WASHINGTON-Tensions continued to escalate last week over relations with China and a pending U.S.-Central American trade pact backed by telecom and tech sectors. The developments could lead to disruptions in commercial ties with the world’s largest mobile-phone market and further delay rollout of third-generation wireless systems in the huge Asian nation of 1.3 billion people.
Bipartisan hostility already had been growing in response to the massive U.S. trade deficit with China and the country’s resistance to revaluing its currency. A Chinese oil company’s bid last week to buy a major U.S. energy firm has exacerbated the situation on Capitol Hill, where free traders as well as lawmakers potentially vulnerable on trade in the 2006 election are speaking out. If the Bush administration signs off on a Chinese takeover of a U.S. oil giant, it could become politically palatable in theory for China’s Huawei Technologies Co. Ltd. to gobble up Lucent Technologies Inc. At that point, a trade debate would quickly be transformed into a serious discussion about homeland security.
While U.S.-China trade friction does not center on specific telecom or tech issues-though standard-setting and intellectual-property rights issues remain combustible-any significant souring of trade relations could indirectly hurt American wireless and high-tech companies that have as much to lose as they do to gain in the ever-growing Chinese market.
Motorola Inc., Lucent and Qualcomm Inc. have invested significantly in China, and some have been rewarded with wireless contracts totaling billions of dollars. Already China has nearly 400 million mobile-phone subscribers. But that’s only the start, since most people in China have no wired telephone service.
The Chinese Ministry of Information Industry predicts $30 billion in 3G-infrastructure investments and $10 billion in handset business there by 2006.
Some skeptics suspect China is holding back 3G mobile-phone deployment until its home-grown TD-SCDMA standard is ready for prime-time, even while the two dominant 3G technologies-W-CDMA and CDMA2000-are being deployed in other countries. China has caused its share of heartburn with controversial technical standards on Wi-Fi security, radio frequency identification systems and other technologies.
“For China, the stakes of controlling the standards involve more than liberation from the costly royalty regimes. For a country gathering political and economic momentum, it’s also about being the master of one’s domain and not being beholden to foreign IP,” stated the China Economic Review in its June issue.
Last week, there were reports that tests of China’s TD-SCDMA technology went poorly. That could cause more delay in 3G deployment in China. Worsening U.S.-China trade relations could make the 3G wait in China even longer.

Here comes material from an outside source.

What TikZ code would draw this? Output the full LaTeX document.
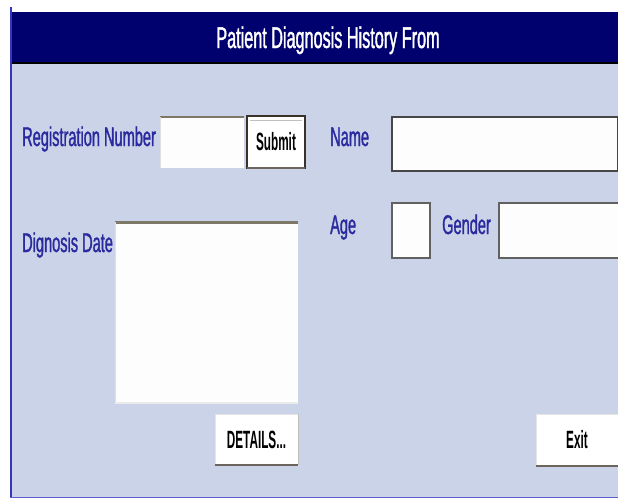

“A trade war would not be in the interest of anyone,” said Jason Leuck, director of international affairs at the Telecommunications Industry Association. “I think what we have from both sides is hyperbole and political noise-making.”
But even if the heated trade rhetoric on Capitol Hill does not portend a major trade conflict, the sentiment could bleed into Congress’ consideration of the U.S.-Central American Free Trade Agreement. Telecom and high-tech companies are aggressively lobbying for congressional approval of the pact, a critical component of President Bush’s trade agenda.
On Tuesday, the Senate Finance Committee will take up CAFTA in an executive session.